Given task | Quote all lines below exactly. Images stay out.
--- start Dataset extract ---
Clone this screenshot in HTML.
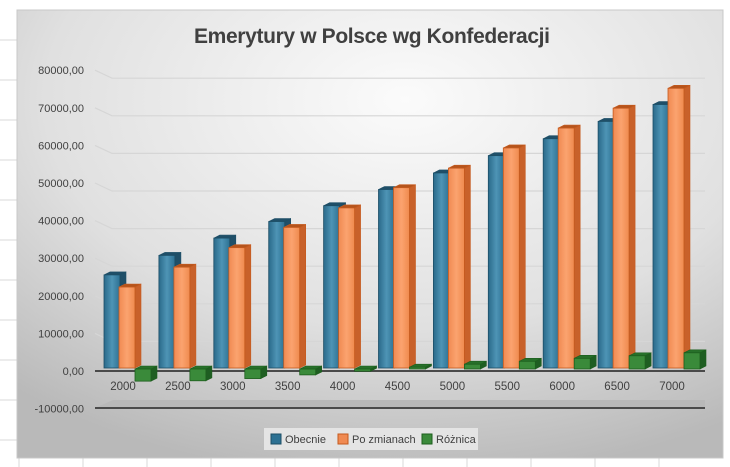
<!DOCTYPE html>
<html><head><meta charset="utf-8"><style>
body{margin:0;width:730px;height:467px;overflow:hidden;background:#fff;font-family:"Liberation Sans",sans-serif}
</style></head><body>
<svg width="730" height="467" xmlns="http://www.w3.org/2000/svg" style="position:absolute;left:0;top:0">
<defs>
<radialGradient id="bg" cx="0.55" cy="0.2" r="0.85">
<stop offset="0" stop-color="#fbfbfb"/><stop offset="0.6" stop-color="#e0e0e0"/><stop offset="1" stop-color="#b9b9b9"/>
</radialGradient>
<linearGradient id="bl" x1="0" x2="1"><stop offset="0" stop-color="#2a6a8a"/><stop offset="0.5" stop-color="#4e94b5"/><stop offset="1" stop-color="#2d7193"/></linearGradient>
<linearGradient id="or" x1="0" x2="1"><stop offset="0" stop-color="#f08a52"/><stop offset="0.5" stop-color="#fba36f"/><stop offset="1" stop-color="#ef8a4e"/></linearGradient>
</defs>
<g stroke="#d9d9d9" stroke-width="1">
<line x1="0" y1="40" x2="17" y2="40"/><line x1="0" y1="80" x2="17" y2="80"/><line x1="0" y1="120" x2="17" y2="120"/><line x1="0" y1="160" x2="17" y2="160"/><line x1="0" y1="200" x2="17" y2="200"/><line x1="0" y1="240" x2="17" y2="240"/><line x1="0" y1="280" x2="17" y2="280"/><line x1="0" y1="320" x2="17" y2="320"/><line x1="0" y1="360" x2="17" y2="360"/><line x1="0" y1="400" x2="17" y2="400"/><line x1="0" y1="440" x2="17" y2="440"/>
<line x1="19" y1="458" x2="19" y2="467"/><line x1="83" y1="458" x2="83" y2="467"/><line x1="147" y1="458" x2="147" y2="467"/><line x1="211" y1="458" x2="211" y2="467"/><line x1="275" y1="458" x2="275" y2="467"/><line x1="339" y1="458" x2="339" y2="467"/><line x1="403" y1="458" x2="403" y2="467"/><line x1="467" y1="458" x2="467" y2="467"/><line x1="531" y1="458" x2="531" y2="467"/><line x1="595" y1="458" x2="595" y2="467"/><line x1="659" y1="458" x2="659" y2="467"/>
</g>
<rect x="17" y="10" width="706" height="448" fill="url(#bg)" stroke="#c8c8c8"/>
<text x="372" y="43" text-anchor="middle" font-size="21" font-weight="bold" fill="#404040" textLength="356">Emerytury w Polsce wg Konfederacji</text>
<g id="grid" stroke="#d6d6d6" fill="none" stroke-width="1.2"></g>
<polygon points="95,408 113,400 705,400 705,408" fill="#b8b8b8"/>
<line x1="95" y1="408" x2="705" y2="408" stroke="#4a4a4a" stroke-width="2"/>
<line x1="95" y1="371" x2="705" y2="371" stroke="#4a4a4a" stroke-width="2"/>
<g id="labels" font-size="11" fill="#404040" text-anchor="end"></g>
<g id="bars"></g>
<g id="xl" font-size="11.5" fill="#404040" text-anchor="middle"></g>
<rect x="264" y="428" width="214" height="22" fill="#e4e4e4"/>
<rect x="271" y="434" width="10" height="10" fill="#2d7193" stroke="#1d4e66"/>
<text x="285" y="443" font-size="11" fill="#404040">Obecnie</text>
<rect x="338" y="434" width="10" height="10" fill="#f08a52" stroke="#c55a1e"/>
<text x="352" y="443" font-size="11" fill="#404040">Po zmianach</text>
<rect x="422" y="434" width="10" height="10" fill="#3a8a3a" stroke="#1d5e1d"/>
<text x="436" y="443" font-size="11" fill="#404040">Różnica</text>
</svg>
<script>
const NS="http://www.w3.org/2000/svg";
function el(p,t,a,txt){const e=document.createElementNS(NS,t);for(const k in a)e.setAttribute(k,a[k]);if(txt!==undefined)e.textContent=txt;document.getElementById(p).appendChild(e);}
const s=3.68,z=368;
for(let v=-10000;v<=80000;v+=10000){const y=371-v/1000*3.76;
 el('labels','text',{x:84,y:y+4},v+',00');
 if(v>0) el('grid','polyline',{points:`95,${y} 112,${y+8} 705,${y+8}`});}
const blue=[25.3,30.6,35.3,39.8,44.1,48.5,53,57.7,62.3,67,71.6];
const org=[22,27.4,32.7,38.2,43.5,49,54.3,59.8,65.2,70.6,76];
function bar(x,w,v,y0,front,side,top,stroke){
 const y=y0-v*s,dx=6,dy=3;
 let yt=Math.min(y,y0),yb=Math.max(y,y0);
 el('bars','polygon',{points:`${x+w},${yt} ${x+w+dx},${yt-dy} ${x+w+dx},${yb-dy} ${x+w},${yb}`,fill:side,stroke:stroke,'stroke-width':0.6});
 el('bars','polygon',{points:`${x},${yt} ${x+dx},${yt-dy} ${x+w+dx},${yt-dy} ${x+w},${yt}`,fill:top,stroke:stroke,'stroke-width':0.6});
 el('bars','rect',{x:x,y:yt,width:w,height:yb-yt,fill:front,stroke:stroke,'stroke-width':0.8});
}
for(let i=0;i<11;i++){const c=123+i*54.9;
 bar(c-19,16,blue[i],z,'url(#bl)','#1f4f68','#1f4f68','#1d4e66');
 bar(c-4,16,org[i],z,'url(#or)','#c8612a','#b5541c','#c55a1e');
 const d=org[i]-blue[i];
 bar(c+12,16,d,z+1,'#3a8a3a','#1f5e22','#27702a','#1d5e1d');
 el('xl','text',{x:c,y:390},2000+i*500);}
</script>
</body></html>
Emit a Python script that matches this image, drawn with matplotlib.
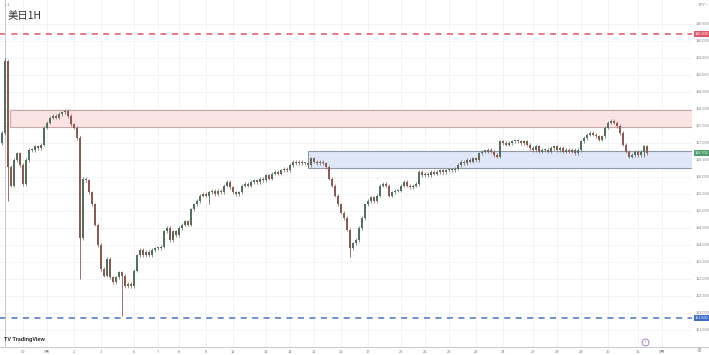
--- end Dataset extract ---
Exercise answer |
Clone this screenshot in HTML.
<!DOCTYPE html>
<html><head><meta charset="utf-8"><style>
body{margin:0;width:730px;height:467px;overflow:hidden;background:#fff;font-family:"Liberation Sans",sans-serif}
</style></head><body>
<svg width="730" height="467" xmlns="http://www.w3.org/2000/svg" style="position:absolute;left:0;top:0">
<defs>
<radialGradient id="bg" cx="0.55" cy="0.2" r="0.85">
<stop offset="0" stop-color="#fbfbfb"/><stop offset="0.6" stop-color="#e0e0e0"/><stop offset="1" stop-color="#b9b9b9"/>
</radialGradient>
<linearGradient id="bl" x1="0" x2="1"><stop offset="0" stop-color="#2a6a8a"/><stop offset="0.5" stop-color="#4e94b5"/><stop offset="1" stop-color="#2d7193"/></linearGradient>
<linearGradient id="or" x1="0" x2="1"><stop offset="0" stop-color="#f08a52"/><stop offset="0.5" stop-color="#fba36f"/><stop offset="1" stop-color="#ef8a4e"/></linearGradient>
</defs>
<g stroke="#d9d9d9" stroke-width="1">
<line x1="0" y1="40" x2="17" y2="40"/><line x1="0" y1="80" x2="17" y2="80"/><line x1="0" y1="120" x2="17" y2="120"/><line x1="0" y1="160" x2="17" y2="160"/><line x1="0" y1="200" x2="17" y2="200"/><line x1="0" y1="240" x2="17" y2="240"/><line x1="0" y1="280" x2="17" y2="280"/><line x1="0" y1="320" x2="17" y2="320"/><line x1="0" y1="360" x2="17" y2="360"/><line x1="0" y1="400" x2="17" y2="400"/><line x1="0" y1="440" x2="17" y2="440"/>
<line x1="19" y1="458" x2="19" y2="467"/><line x1="83" y1="458" x2="83" y2="467"/><line x1="147" y1="458" x2="147" y2="467"/><line x1="211" y1="458" x2="211" y2="467"/><line x1="275" y1="458" x2="275" y2="467"/><line x1="339" y1="458" x2="339" y2="467"/><line x1="403" y1="458" x2="403" y2="467"/><line x1="467" y1="458" x2="467" y2="467"/><line x1="531" y1="458" x2="531" y2="467"/><line x1="595" y1="458" x2="595" y2="467"/><line x1="659" y1="458" x2="659" y2="467"/>
</g>
<rect x="17" y="10" width="706" height="448" fill="url(#bg)" stroke="#c8c8c8"/>
<text x="372" y="43" text-anchor="middle" font-size="21" font-weight="bold" fill="#404040" textLength="356">Emerytury w Polsce wg Konfederacji</text>
<g id="grid" stroke="#d6d6d6" fill="none" stroke-width="1.2"></g>
<polygon points="95,408 113,400 705,400 705,408" fill="#b8b8b8"/>
<line x1="95" y1="408" x2="705" y2="408" stroke="#4a4a4a" stroke-width="2"/>
<line x1="95" y1="371" x2="705" y2="371" stroke="#4a4a4a" stroke-width="2"/>
<g id="labels" font-size="11" fill="#404040" text-anchor="end"></g>
<g id="bars"></g>
<g id="xl" font-size="11.5" fill="#404040" text-anchor="middle"></g>
<rect x="264" y="428" width="214" height="22" fill="#e4e4e4"/>
<rect x="271" y="434" width="10" height="10" fill="#2d7193" stroke="#1d4e66"/>
<text x="285" y="443" font-size="11" fill="#404040">Obecnie</text>
<rect x="338" y="434" width="10" height="10" fill="#f08a52" stroke="#c55a1e"/>
<text x="352" y="443" font-size="11" fill="#404040">Po zmianach</text>
<rect x="422" y="434" width="10" height="10" fill="#3a8a3a" stroke="#1d5e1d"/>
<text x="436" y="443" font-size="11" fill="#404040">Różnica</text>
</svg>
<script>
const NS="http://www.w3.org/2000/svg";
function el(p,t,a,txt){const e=document.createElementNS(NS,t);for(const k in a)e.setAttribute(k,a[k]);if(txt!==undefined)e.textContent=txt;document.getElementById(p).appendChild(e);}
const s=3.68,z=368;
for(let v=-10000;v<=80000;v+=10000){const y=371-v/1000*3.76;
 el('labels','text',{x:84,y:y+4},v+',00');
 if(v>0) el('grid','polyline',{points:`95,${y} 112,${y+8} 705,${y+8}`});}
const blue=[25.3,30.6,35.3,39.8,44.1,48.5,53,57.7,62.3,67,71.6];
const org=[22,27.4,32.7,38.2,43.5,49,54.3,59.8,65.2,70.6,76];
function bar(x,w,v,y0,front,side,top,stroke){
 const y=y0-v*s,dx=6,dy=3;
 let yt=Math.min(y,y0),yb=Math.max(y,y0);
 el('bars','polygon',{points:`${x+w},${yt} ${x+w+dx},${yt-dy} ${x+w+dx},${yb-dy} ${x+w},${yb}`,fill:side,stroke:stroke,'stroke-width':0.6});
 el('bars','polygon',{points:`${x},${yt} ${x+dx},${yt-dy} ${x+w+dx},${yt-dy} ${x+w},${yt}`,fill:top,stroke:stroke,'stroke-width':0.6});
 el('bars','rect',{x:x,y:yt,width:w,height:yb-yt,fill:front,stroke:stroke,'stroke-width':0.8});
}
for(let i=0;i<11;i++){const c=123+i*54.9;
 bar(c-19,16,blue[i],z,'url(#bl)','#1f4f68','#1f4f68','#1d4e66');
 bar(c-4,16,org[i],z,'url(#or)','#c8612a','#b5541c','#c55a1e');
 const d=org[i]-blue[i];
 bar(c+12,16,d,z+1,'#3a8a3a','#1f5e22','#27702a','#1d5e1d');
 el('xl','text',{x:c,y:390},2000+i*500);}
</script>
</body></html>
Emit a Python script that matches this image, drawn with matplotlib.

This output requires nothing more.